Grabbing the fork (closing your hand on the fork so that your fingers are pointing towards the table) is much easier for a little one than balancing it between their fingers like you do. But if you allow him to use his fork like this, you must teach him the proper way before he will reach his tenth birthday. I suggest you try showing your child the proper way first, to assess his dexterity and to give him a chance. A lesson well learned is a lesson well remembered.

The meals

A family meal is like a ballet where everyone can add his part. The upper body goes in action to get fed and avoid dropping everything on the table in the process. Knowing the right way to pass the plates in a joyful dance will focus attention on the conversations rather than on the fear of an eventual mess.

Pass the salad… (Please!)

Plates should always be passed from the left and never in front of you. As soon as your child will be old enough to hold a plate, he should be allowed to take part in this process. To help the youngest ones, you can use a sing-along and change the lyrics to “pas the salad from the left”.

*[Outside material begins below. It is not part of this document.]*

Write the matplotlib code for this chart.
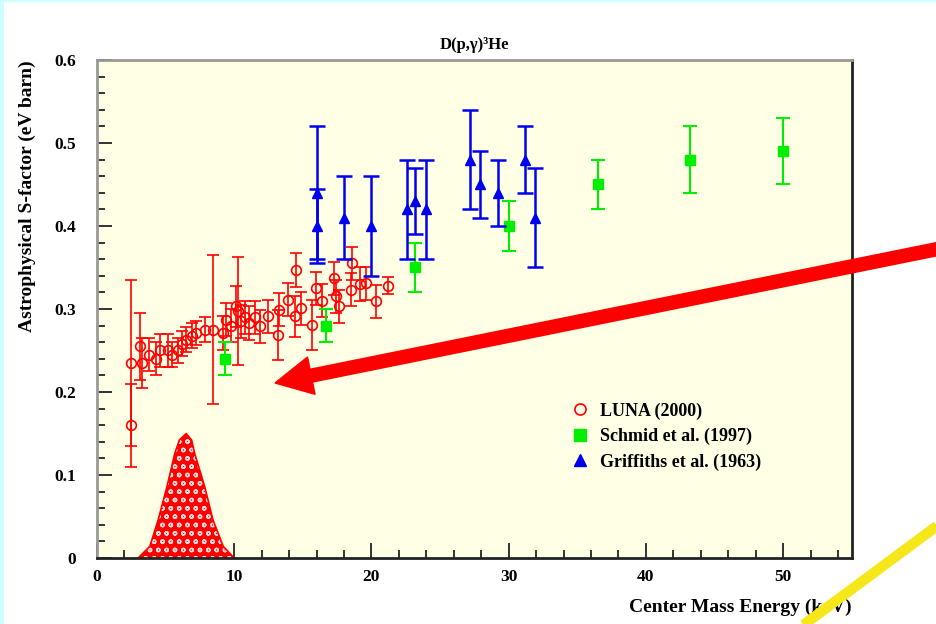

This funny way will help him to remember this rule and to be more confident in his capacity to pass a plate or a bowl but pay attention if you don’t want your dinner to end up on the floor. As for ballet dancers, one will jump in the air and her partner will be there to catch her when she lands.

Remaining seated during the meal and asking to be excused before getting up.

If you want him to understand the importance of asking to be excused before leaving the table, it is best to tell him that you are happier when he is there. Teaching him empathy will help him learn that when it is time to eat, he must eat and when he is finished eating, he must ask permission before getting up.

Politely greet people

The same empathy applies when it is time to salute people you meet or when you leave. To make him understand the importance of politely greeting people, I suggest telling him that when people see him, they are happy and when you leave, if you are nice, it means that you will see them again soon.